Well now, let’s revisit my prediction from earlier this week: The Imminent Assassination of Kim Jong-il [Stephen VanDyke]
Doesn’t sound so far-fetched now does it?
Was this explosion a message to Jong-il, or was it merely coincidence? It’s unclear:
Almost immediately following the crash of the two trains, one carrying oil and the other liquefied petroleum, rumors spread that it could have been a deliberate attempt on Kim’s life.
But senior U.S. Defense Department officials told Fox News there wasn’t any information to substantiate such theories and the collision was more likely a tragic accident.
Analysts differed on whether the incident was planned.
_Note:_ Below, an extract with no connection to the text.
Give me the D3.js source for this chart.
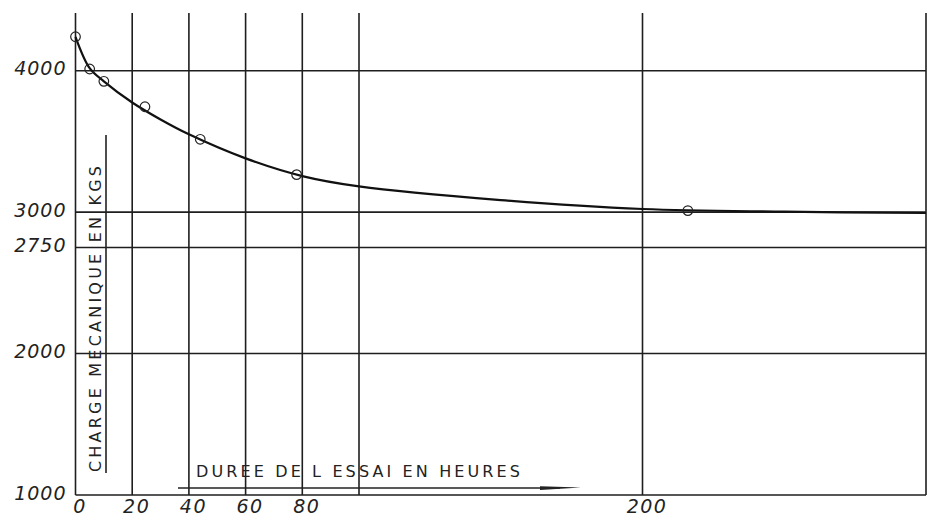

“If it was an assassination attempt, it was a poor one,” John Wolfsthal of the Carnegie Endowment for International Peace (search) told Fox News. He said it was doubtful because of the nine-hour difference between when Kim passed through and when the collision and explosion occurred.
Basically, the media doesn’t know jack squat. North Korea is keeping hush and has even gone so far as to cut phone lines out of Ryongchon. This may indeed have been a botched attempt on Jong-il’s life, or it could have been successful and no one knows it yet (there have been no public appearances since the explosion).
So far, the only word from North Korea has been a plea for aid and what could be a downplaying of the death toll:
Britain’s Foreign Office quoted North Korean officials putting the death toll at several hundred in the blast that razed part of the town of Ryongchon, near the Chinese border.
“North Korean officials are saying there are several hundred dead and several thousand injured,” the Foreign Office spokeswoman told Reuters in London.
If this turns out to be an actual assassination attempt, it came from China with a nod from the U.S.